Nearly every visiting presenter has asked for us to have them back for WW next year.

Shelby...I'm so proud of you! I'm so glad that you didn't talk yourself out of presenting...you have such a gift for writing and I'm glad that others got to see that!

Kristin...You opened the students' minds to language and its connection to movement. So cool!

Tyler and Kevin...I was right...the audience loved you! And the PowerPoint presentation...timed with your playing and vocals...AMAZING!

William...the truest example of "the show must go on" I have ever witnessed! The Harmonica solo was amazing!

Mr. J. running around the stage to assist William...well done J., well done.

"I'm sure you know my math teacher, she mentioned your name a couple of time while she was trying to teach me..." The entire paper was hysterical, yet very insightful, Felicia. Although, your performance of that piece is what sent it over the top!

Math teachers signing up to attend sessions...you know you made it when the math teachers sign on to something the English department is doing. ;)

"I was so touched by what I saw yesterday I cried and then I went home and cried again last night. What you have done is amazing. I still can't talk about it without crying." -Mrs. Tusinski

"You did it! You did it! You did it, did it, did it!" -Gary Anderson (co-founder of WW)

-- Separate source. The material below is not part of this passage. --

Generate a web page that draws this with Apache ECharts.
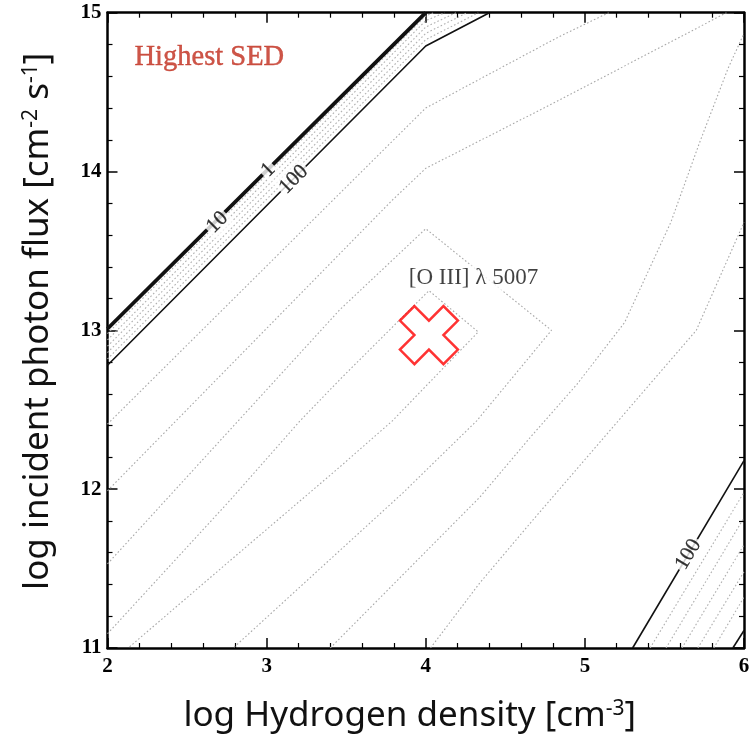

"By focusing on writing last week your school became a safer, warmer, smarter place than it was the week before." -Gary Anderson

Overflowing sessions...our seating maximum was about 450...I guarantee there were closer to 500 people in the auditorium 6th and 7th periods!

Students writing and writing and writing some more because they are so inspired by two days of WW. What more can we ask for?

I'll stop for now...although there are so many more wonderful memories. I also must stop so that I can spend some time writing, for I have no idea what I am presenting on Monday! I am seriously nervous after seeing how amazing the student presenters have been!

Thursday, April 2, 2009

The Realization of a Dream

I can't believe that Day One has already come and gone. The hours of planning and dreaming and hoping finally came to fruition and the start of Writers Week was nothing short of phenomenal.

I can honestly say I don't remember the last time I was as nervous as I was this morning, possibly the minutes before taking the court for the NAIA National Tournament, but even that pales in compares. Fortunately, this morning's constant motion and a goal-oriented mindset kept me busy enough to temporarily overlook my knotted stomach and overwhelming desire to throw up. It was time to let go, to let all the planning and preparation take over and just let Writers Week happen. Had I children, I would compare this to watching them walk away from me towards their first day of school, or that moment in which a parent knows they are no longer needed (not unwanted, just not needed...as much). I let go and I watched "my baby" flourish and surpass expectations.

There were so many wonderful moments throughout the entire day. Every student presenter did an amazing job; I was awed by their poise, their presence and the passion with which they read their pieces! Never would I have had the courage as a high school student to stand in front of an auditorium of my peers and share my personal writing! The bar has been set very high for all presenters, and we faculty members should probably be a little nervous! ;)

While more moments will flood my memory as days go by (I'm already looking forward to those days of "Do you remember... " and "Oh my gosh, I completely forgot that!"), these are a few of the moments that come most quickly to my mind at this late hour:

I spent a majority of the first session watching from the hallway outside the auditorium because I was overwhelmed and had to have a few moments to cry. I stood watching an auditorium full of students hang on every word of their peers, in silence, and I listened to strong and confident voices read their writing. I stood watching and listening to my dream take shape while tears rolled down my cheeks.

My dear friend Jessica pulling out a trophy she'd won at a speech contest in high school and discussing how it was symbolic of the struggles and accomplishments of a far-from-perfect childhood. I'm also chuckling at the question (and the answer) of how Jessica and I met. The fact that Dylan skipped school today to watch/support his mom is pretty cool too.

Dr. Jason Sommer making the comment, "People don't care what you think, you have to make them feel in order to care." So true.

Mr. Joye commenting on how much he appreciated Karianna sharing her piece on Jamel's death and that it was a real tribute to Jamel, to have him remembered in an auditorium of 400 students. I agree wholeheartedly, and I teared up.

A student in the audience telling the entire panel of student presenters that he had felt emotionally connected to each one of them when they read their writing and thanked them for sharing with him.

A student saying that Writers Week should happen every week. (A first day response, wow!)
The buzz around the school about Writers Week. Mrs. Raziq told us after school that all she heard about at lunch was Writers Week.

Non-English teachers stopping me to tell me how impressed they were with Writers Week, and seeing that several math teachers signed up to bring their classes to the auditorium tomorrow.
Ms. Chester being upset that she couldn't attend WW today and won't be there tomorrow either. (I don't like the fact she is upset, but that it's about not being able to attend WW.)

Watching comments on this site tonight.

In closing, tonight, I just want to say thank you. Thank you to our presenters, thank you to our student body for being such a great audience, thank you to the administration for allowing this to happen, thank you to the CS department for the support and just being amazing in general, thank you to Mr. Pecka and Mr. Dowdy for all your assistance with the technical aspects (seriously, this would never have happened without the two of you), thank you to Ms. Seibel for helping prepare students for their presentations, and last, but definitely not least, thank you to Mr. J, Mr. Holmes, and Ms. Boyd for putting up with my sleep-deprived craziness and helping me realize this dream!!